Combining the aforementioned measures, workers will experience a considerable change in their expenses.

Employees earning less than £34,000 per year will actually pay less National Insurance in the year to come than they did prior to April 2022.

Love Your Employees provided the example of a worker earning a £20,000 annual salary will save £178 on their National Insurance between April 2022 and April 2023. If an employee earns £30,000 per year, they will pay £53 less than they did the last year.

However, people with larger salaries (over £34,000 per year) will end up paying more than they used to. For example, somebody earning a £50,000 yearly wage will deposit an extra £197, whereas those on a £100,000 annual pay will see their National Insurance increase by £822.

Mr Smith said in this scenario, salary sacrifice may aid workers who are paying the higher NI rate.

He said: “Salary sacrifice gives employees the chance to contribute to their pension from their gross pay.”

“This means that you are being taxed at a lower level of salary. Hence, salary sacrifice can mitigate costs for both businesses and workers.

Mr Smith continued: “Not only will companies decrease their National Insurance contributions, but they could also increase how much their employees take home every month.

“If you need support, Love Your Employees is happy to help businesses and their people tackle the increasingly rising costs of living.”

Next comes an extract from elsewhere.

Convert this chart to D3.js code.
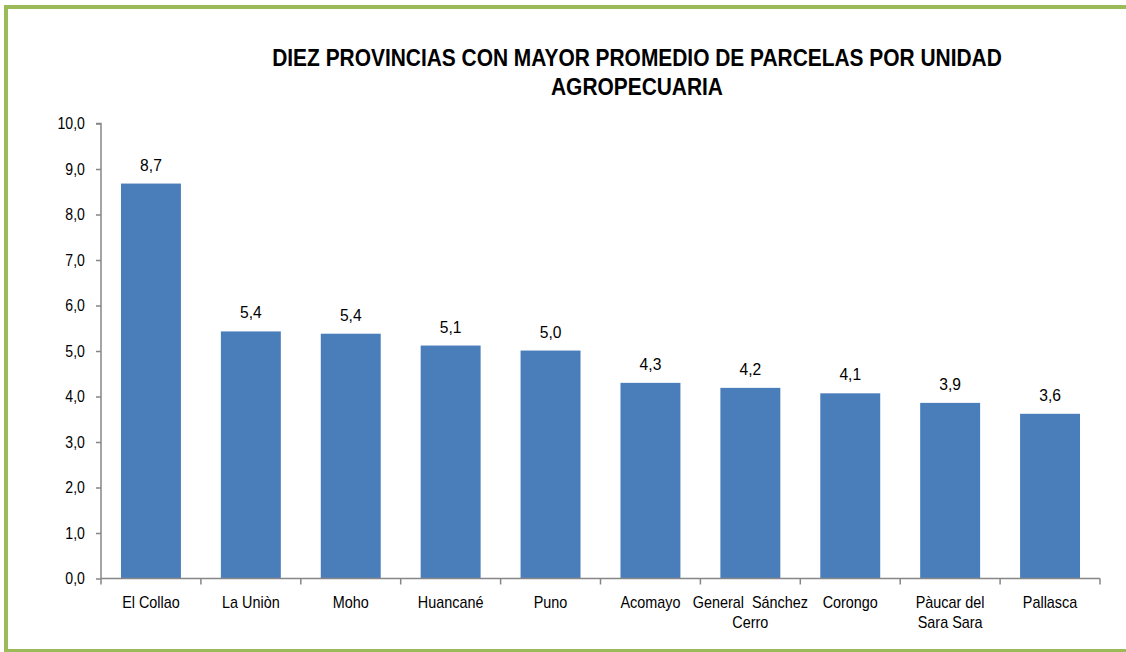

From April 2023, however, National Insurance contributions will return to their previous rates. This additional money accumulated will be collected as a separate tax, termed the Health and Social Care Levy, to help fund the country’s health and social care.

This levy – unlike NI – will also be paid by working state pensioners.

What will the increase in NI go towards?

The driving force behind the change is ultimately to help support the UK’s public healthcare sector.

The NI increase should collect around £12 billion from workers, and this will be invested to ease pressure on the NHS.

A percentage of this money will be devolved to the UK’s social care system, with pressing priority said to help older people who require care needs.

Love Your Employees said: “Depending on the value of people’s assets, the Government will spend additional money to cover general care costs.

“Anyone in England with a home, savings, and investments that are worth less than £20,000 will have their care funded completely by the state.

Those with assets valued between £20,000 and £100,000 will also receive state support but are expected to contribute towards their own costs too.

From October 2023, the Government will introduce an £86,000 care cap. This means that, in England, there will only be a certain amount of money you will need to spend to look after your personal care over the years.

As for Scotland, Wales, and Northern Ireland, they are expected to receive £2.2 billion to spend on their own social and health care, of which they will decide how to distribute the money autonomously.